The “most restrictive wins” rule applies at the Hexnode UEM level for overlapping policy settings. Actual device-side enforcement always depends on whether the policy successfully installs and whether the OS supports and honors that configuration.

Key factors influencing the final outcome include:

  • the policy settings configured
  • whether the profile installs successfully
  • OS support and enforcement behaviour
  • device ownership and platform policies

2. Viewing the Effective Policy on a Device

The Device Details page in Hexnode provides the clearest view of what is currently enforced on an endpoint.

Steps to check enforcement

  1. Go to Manage → Devices.
  2. Select the required device
  3. Then review the following sections.

    Policies sub-tab

    This tab lists all policies associated with the device along with their status:

    • Applied — successfully installed on the device
    • Pending — queued or awaiting completion
    • Failed — the policy did not install successfully

    Only Applied policies contribute to the enforced outcome.

    This view helps confirm:

    • whether a policy actually reached the device
    • whether any conflicts prevented installation
    • whether the policy needs to be re-pushed or reviewed

    Actions History

    This section displays a chronological list of commands executed on the device such as:

    • policy deployment
    • profile installation
    • sync actions
    • retry attempts

    It is particularly useful when troubleshooting why a policy has not taken effect, because it shows delivery and execution results reported back from the device or OS.

    Device Summary / Security tab

    These sections show real-time device-reported state, which includes data such as:

    • encryption status
    • passcode compliance
    • OS version
    • jailbreak / root detection
    • policy compliance indicators

    This represents the true effective configuration, because it reflects what the device is actually enforcing — not just what was pushed from the console.

3. Analyzing Effective Policy Behavior Across Multiple Devices

For larger deployments, checking one device at a time is not practical.
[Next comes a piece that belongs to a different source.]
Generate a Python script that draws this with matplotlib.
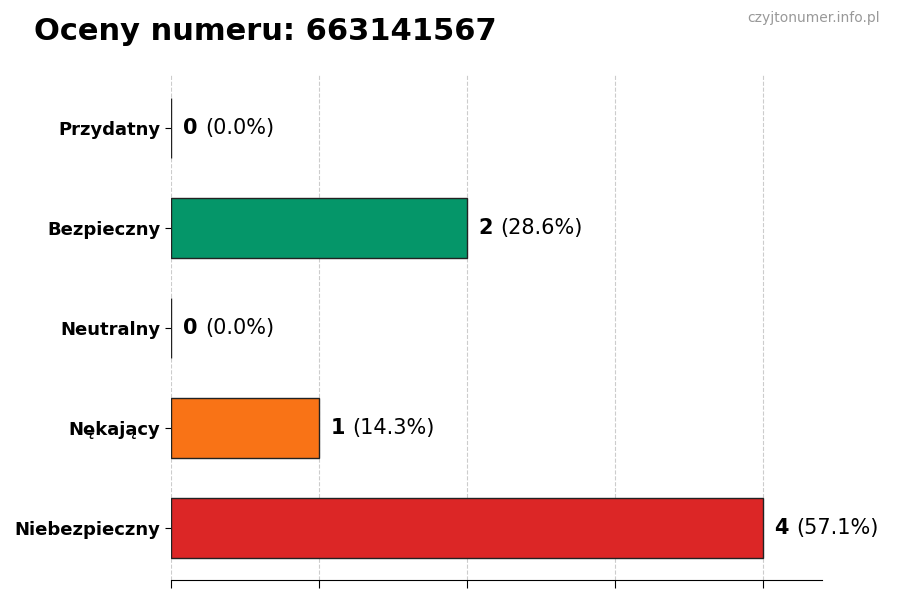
import matplotlib.pyplot as plt

categories = ["Niebezpieczny", "Nękający", "Neutralny", "Bezpieczny", "Przydatny"]
counts = [4, 1, 0, 2, 0]
colors = ["#DC2626", "#F97316", "#6B7280", "#059669", "#10B981"]
total = sum(counts)

fig = plt.figure(figsize=(9, 6), dpi=100)
ax = fig.add_axes([0.19, 0.033, 0.723, 0.842])

ypos = range(len(categories))
ax.barh(ypos, counts, height=0.6, color=colors, edgecolor="#222222", linewidth=1, zorder=2)

for y, c in zip(ypos, counts):
    pct = c / total * 100
    x0 = c + 0.08
    t = ax.text(x0, y, f"{c}", fontsize=15, fontweight="bold", va="center", ha="left", zorder=3)
    fig.canvas.draw()
    bb = t.get_window_extent()
    inv = ax.transData.inverted()
    x1 = inv.transform((bb.x1, 0))[0]
    ax.text(x1 + 0.055, y, f"({pct:.1f}%)", fontsize=15, va="center", ha="left", zorder=3)

ax.set_yticks(list(ypos))
ax.set_yticklabels(categories, fontsize=13, fontweight="bold")
ax.set_xlim(0, 4.4)
ax.set_ylim(-0.52, 4.53)
ax.set_xticks([0, 1, 2, 3, 4])
ax.set_xticklabels([])
ax.tick_params(axis="x", length=6)
ax.tick_params(axis="y", length=4)
ax.grid(axis="x", linestyle="--", color="#cccccc", linewidth=0.8, zorder=0)
ax.set_axisbelow(True)
for s in ["top", "right", "left"]:
    ax.spines[s].set_visible(False)

fig.text(0.038, 0.947, "Oceny numeru: 663141567", fontsize=22, fontweight="bold", va="center", ha="left")
fig.text(0.978, 0.97, "czyjtonumer.info.pl", fontsize=10, color="#999999", ha="right", va="center")

fig.savefig("out.png", dpi=100)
Hexnode provides reporting tools to evaluate policy assignment, enforcement, and compliance across your fleet.

Key reporting options include:

  • Go to More > Reports > Built-in Reports > Policies.
  • This report lists every device associated with a selected policy.

It is useful for:

  • confirming rollout coverage
  • identifying devices included or excluded from policy scope
  • validating targeting logic

Compliance Reports

  • Go to More > Reports > Built-in Reports > Compliance.
  • This report highlights devices that do not currently meet required security or compliance standards.

Common causes include:

  • users not completing required actions
  • unsupported OS versions
  • restrictions blocked at OS level
  • failed profile installation

This report helps detect where the effective policy outcome does not match the intended configuration.

Policy Summary Views

From the Policies tab, administrators can review what a policy enforces—before or after deployment—simply by clicking on the intended policy. This helps identify overlapping or conflicting settings early, especially when multiple policies cover similar controls.

4. Testing and Validating Policy Impact (Pilot Deployment Approach)

Hexnode does not provide a built-in Resultant Set of Policy (RSOP) simulator. Therefore, the safest way to introduce new or modified policies is through pilot deployment.

Recommended approach

Create a static pilot device group (for example, IT-Pilot).

Assign new or modified policies to this group only.

Monitor:

  • Policies tab for enforcement status
  • Actions History for delivery feedback
  • Security & Compliance views for device-reported state
  • Confirm expected behavior.
  • Gradually expand deployment.

This method reduces unexpected disruptions and allows admins to validate effective outcomes before broad rollout.

5. Best Practices for Managing Policies in Hexnode

To maintain predictable and stable policy enforcement:

  • Keep policies modular and purpose-driven
  • Avoid assigning the same payload through multiple policies unnecessarily
  • Use consistent naming conventions
  • Maintain a structured pilot workflow
  • Periodically review assigned policy mappings

This reduces troubleshooting overhead and helps ensure consistent outcomes.

Conclusion

Effective policy analysis in Hexnode UEM is the process of determining the real configuration enforced on a device when multiple policies apply. Administrators should rely on:

  • policy assignment and status views
  • command execution logs
  • device-reported compliance state
  • structured testing and reporting

This approach ensures accurate enforcement, predictable rollouts, and easier troubleshooting across your device environment.